Что происходило на практике, в жизни? Крестьянин, собрав урожай, рассчитывался с долгами. При этом, как правило, не сразу со всем долгом. Так как долги за счёт процентов нарастали очень большие, то фактически и всего урожая не хватало на его погашение. Долги принимали непреходящий накопительный и перманентный характер. Поэтому крестьянин оплачивал собранным урожаем только часть долга, оставляя на прокормление семьи на осень, зиму, весну и половину лета только необходимый минимум для сохранения семьи от голодной смерти.

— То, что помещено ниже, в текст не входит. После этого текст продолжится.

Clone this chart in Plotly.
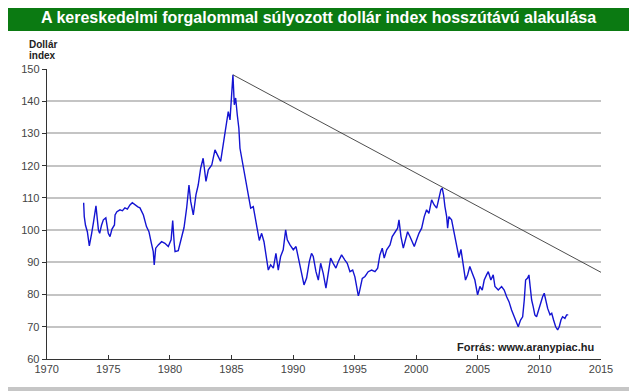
import plotly.graph_objects as go

# ---- data ----
years = [1973.0, 1973.05, 1973.15, 1973.3, 1973.46, 1973.55, 1973.65, 1973.8, 1973.92, 1974.0,
         1974.2, 1974.3, 1974.45, 1974.6, 1974.8, 1975.0, 1975.14, 1975.3, 1975.5, 1975.55,
         1975.7, 1975.95, 1976.15, 1976.35, 1976.55, 1976.76, 1976.95, 1977.17, 1977.4, 1977.57,
         1977.85, 1978.1, 1978.3, 1978.5, 1978.65, 1978.73, 1978.85, 1979.06, 1979.33, 1979.6,
         1979.87, 1980.1, 1980.23, 1980.35, 1980.42, 1980.68, 1980.96, 1981.15, 1981.36, 1981.55,
         1981.69, 1981.9, 1982.12, 1982.3, 1982.5, 1982.7, 1982.93, 1983.12, 1983.4, 1983.66,
         1983.93, 1984.12, 1984.33, 1984.55, 1984.74, 1984.88, 1985.02, 1985.12, 1985.23, 1985.34,
         1985.47, 1985.6, 1985.69, 1985.83, 1986.0, 1986.23, 1986.36, 1986.56, 1986.77, 1986.91,
         1987.08, 1987.26, 1987.45, 1987.64, 1987.86, 1987.99, 1988.18, 1988.4, 1988.61, 1988.8,
         1988.99, 1989.2, 1989.4, 1989.53, 1989.75, 1990.02, 1990.24, 1990.42, 1990.7, 1990.89,
         1991.1, 1991.32, 1991.5, 1991.64, 1991.86, 1992.05, 1992.24, 1992.45, 1992.67, 1992.86,
         1993.05, 1993.26, 1993.48, 1993.67, 1993.94, 1994.21, 1994.4, 1994.62, 1994.84, 1995.02,
         1995.21, 1995.3, 1995.37, 1995.51, 1995.62, 1995.84, 1996.1, 1996.38, 1996.65, 1996.87,
         1997.05, 1997.24, 1997.4, 1997.6, 1997.87, 1998.05, 1998.27, 1998.49, 1998.6, 1998.76,
         1998.95, 1999.14, 1999.3, 1999.49, 1999.68, 1999.84, 2000.03, 2000.22, 2000.44, 2000.65,
         2000.84, 2001.03, 2001.25, 2001.46, 2001.66, 2001.79, 2002.0, 2002.11, 2002.22, 2002.33,
         2002.47, 2002.55, 2002.65, 2002.87, 2003.0, 2003.14, 2003.28, 2003.4, 2003.47, 2003.63,
         2003.73, 2003.82, 2004.0, 2004.17, 2004.35, 2004.55, 2004.76, 2004.98, 2005.17, 2005.36,
         2005.52, 2005.71, 2005.85, 2006.06, 2006.25, 2006.39, 2006.66, 2006.93, 2007.14, 2007.34,
         2007.53, 2007.74, 2007.96, 2008.15, 2008.28, 2008.47, 2008.64, 2008.77, 2008.88, 2009.04,
         2009.15, 2009.25, 2009.37, 2009.5, 2009.63, 2009.77, 2009.96, 2010.12, 2010.26, 2010.39,
         2010.5, 2010.67, 2010.86, 2011.0, 2011.15, 2011.32, 2011.48, 2011.61, 2011.75, 2011.88,
         2012.07, 2012.21, 2012.34]
index_values = [108.5, 104.2, 101.5, 99.5, 95.1, 97.5, 99.0, 102.5, 106.3, 107.5,
                100.0, 99.0, 101.5, 103.2, 103.8, 99.0, 98.0, 100.3, 101.6, 104.7,
                105.7, 106.3, 106.0, 106.9, 106.5, 107.8, 108.5, 107.8, 107.2, 106.9,
                104.7, 101.1, 99.5, 95.9, 93.3, 89.2, 94.4, 95.4, 96.4, 95.9,
                94.9, 97.0, 103.0, 96.0, 93.3, 93.6, 97.8, 100.8, 106.8, 114.0,
                108.9, 104.7, 111.0, 114.0, 119.2, 122.3, 115.1, 118.7, 120.2, 124.9,
                122.8, 121.3, 126.5, 131.6, 136.8, 134.2, 141.0, 148.2, 138.9, 141.0,
                135.8, 131.6, 125.4, 122.3, 119.2, 114.0, 109.9, 106.8, 107.3, 103.7,
                100.6, 96.8, 99.0, 96.4, 91.3, 87.6, 89.2, 88.2, 92.8, 87.6,
                91.8, 93.9, 100.1, 97.0, 95.4, 93.9, 94.9, 91.3, 86.6, 83.0,
                85.1, 90.2, 92.8, 91.8, 87.1, 84.5, 89.7, 86.6, 82.0, 86.6,
                91.3, 89.7, 88.2, 90.2, 92.3, 90.7, 89.7, 87.1, 87.6, 85.5,
                80.9, 79.6, 80.5, 83.0, 85.0, 85.6, 87.1, 87.6, 87.1, 88.2,
                92.3, 94.4, 91.3, 93.9, 95.4, 98.0, 99.5, 100.6, 103.2, 98.0,
                94.4, 97.0, 99.5, 98.0, 96.4, 94.9, 97.0, 99.0, 100.6, 104.2,
                106.3, 105.2, 109.4, 107.8, 106.8, 108.9, 112.5, 113.0, 110.9, 107.3,
                104.2, 100.6, 104.2, 103.2, 100.6, 98.3, 95.4, 93.5, 91.5, 94.0,
                91.0, 89.7, 84.5, 86.1, 88.7, 86.6, 84.5, 79.9, 82.5, 81.4,
                84.5, 86.1, 87.1, 84.5, 86.1, 82.5, 81.4, 82.5, 81.4, 79.3,
                77.8, 75.2, 73.1, 71.6, 70.0, 72.1, 73.1, 78.3, 84.5, 85.1,
                86.1, 82.5, 78.3, 76.2, 73.7, 73.1, 75.7, 77.3, 79.3, 80.4,
                78.3, 75.7, 73.7, 74.2, 72.1, 70.0, 69.0, 70.0, 72.1, 73.1,
                72.6, 73.7, 73.7]

trend_years = [1985.12, 2015.0]
trend_values = [148.2, 86.9]

x_ticks = [1970, 1975, 1980, 1985, 1990, 1995, 2000, 2005, 2010, 2015]
y_ticks = [60, 70, 80, 90, 100, 110, 120, 130, 140, 150]

title_text = "A kereskedelmi forgalommal súlyozott dollár index hosszútávú alakulása"
y_title_lines = ["Dollár", "index"]
source_text = "Forrás: www.aranypiac.hu"

# ---- figure ----
# The page body has an 8px margin, so the figure is drawn 8px in from the
# window's top-left corner; layout positions below are given in window pixels.
OFF = 8
WIN_W, WIN_H = 637, 391
W, H = WIN_W - OFF, WIN_H - OFF
PL, PR, PT, PB = 46.7, 601.0, 69.0, 359.0  # plot area, window pixels


def px(x):
    return (x - OFF) / W


def py(y):
    return 1 - (y - OFF) / H


fig = go.Figure()
fig.add_trace(go.Scatter(x=years, y=index_values, mode="lines",
                         line=dict(color="#1414d2", width=1.4), hoverinfo="skip"))
fig.add_trace(go.Scatter(x=trend_years, y=trend_values, mode="lines",
                         line=dict(color="#3a3a3a", width=0.9), hoverinfo="skip"))

FONT = "Liberation Sans, Arial, sans-serif"

fig.update_layout(
    width=W, height=H,
    margin=dict(l=0, r=0, t=0, b=0, pad=0, autoexpand=False),
    paper_bgcolor="#c6c6c6",
    plot_bgcolor="rgba(0,0,0,0)",
    showlegend=False,
    font=dict(family=FONT, color="#333333", size=11),
    xaxis=dict(domain=[px(PL), px(PR)], range=[1970, 2015], tickvals=x_ticks,
               showgrid=False, zeroline=False, showline=True, linecolor="#333333",
               linewidth=1, ticks="inside", ticklen=4, tickcolor="#333333",
               automargin=False,
               tickfont=dict(size=11, color="#444444")),
    yaxis=dict(domain=[py(PB), py(PT)], range=[60, 150], tickvals=y_ticks,
               showgrid=True, gridcolor="#c4c4c4", gridwidth=1.5, zeroline=False,
               showline=True, linecolor="#333333", linewidth=1, ticks="outside",
               ticklen=4, tickcolor="#333333", automargin=False,
               tickfont=dict(size=11, color="#444444")),
    shapes=[
        dict(type="rect", xref="paper", yref="paper", x0=px(0), x1=px(634),
             y0=py(387), y1=py(0), fillcolor="white", line=dict(width=0), layer="below"),
        dict(type="rect", xref="paper", yref="paper", x0=px(0), x1=px(634),
             y0=py(31), y1=py(0), fillcolor="#0b7a12", line=dict(width=0), layer="below"),
    ],
    annotations=[
        dict(text="<b>" + title_text + "</b>", xref="paper", yref="paper",
             x=px(318.5), y=py(17), xanchor="center", yanchor="middle",
             showarrow=False, font=dict(family=FONT, size=16, color="white")),
        dict(text="<b>" + y_title_lines[0] + "</b>", xref="paper", yref="paper",
             x=px(27), y=py(44), xanchor="left", yanchor="middle",
             showarrow=False, font=dict(family=FONT, size=10, color="#222222")),
        dict(text="<b>" + y_title_lines[1] + "</b>", xref="paper", yref="paper",
             x=px(27), y=py(55), xanchor="left", yanchor="middle",
             showarrow=False, font=dict(family=FONT, size=10, color="#222222")),
        dict(text="<b>" + source_text + "</b>", xref="paper", yref="paper",
             x=px(596), y=py(347), xanchor="right", yanchor="middle",
             showarrow=False, font=dict(family=FONT, size=11, color="#222222")),
    ],
)

fig.write_html("out.html")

Но если на него «наезжали», вынуждая отдать больше, то семья погибала от голода. У соседей по улице (или деревне) было не занять, так как они находились в подобной же смертельной ситуации. На оставшуюся часть долга продолжали расти чудовищные проценты.
В этих условиях не могло быть и речи об отправке на учёбу даже одного из крестьянских детей.
В этих условиях не могло быть и речи о содержании большой крестьянской семьи. А численность евреев, между тем, непрерывно росла. Об этом говорят факты - в начале XIX века в России оказалось около одного миллиона евреев, а к концу этого же века в России проживало уже семь миллионов евреев. То есть, чтобы прокормить всех евреев или крестьяне должны были больше производить, или у крестьян необходимо было больше отбирать, или евреи должны были расселяться среди большего количества крестьян, расширяя своё жизненное пространство, расселяясь на больших территориях России, что мы в дальнейшем и будем наблюдать.
В этот момент можно привести высказывание современного российского еврейского идеолога, редактора популярной газеты Танкреда Голенпольского, который в полемике с Солженицыным заявил: «Мне просто не понятно, в чём вина евреев, за что им каяться… Я могу говорить о том, что еврейская буржуазия и русская буржуазия в равной мере эксплуатировали народы России…».
В данном случае русская буржуазия точно не эксплуатировала белорусов, а исключительно еврейская, и определенная доля вины лежит на российских чиновниках.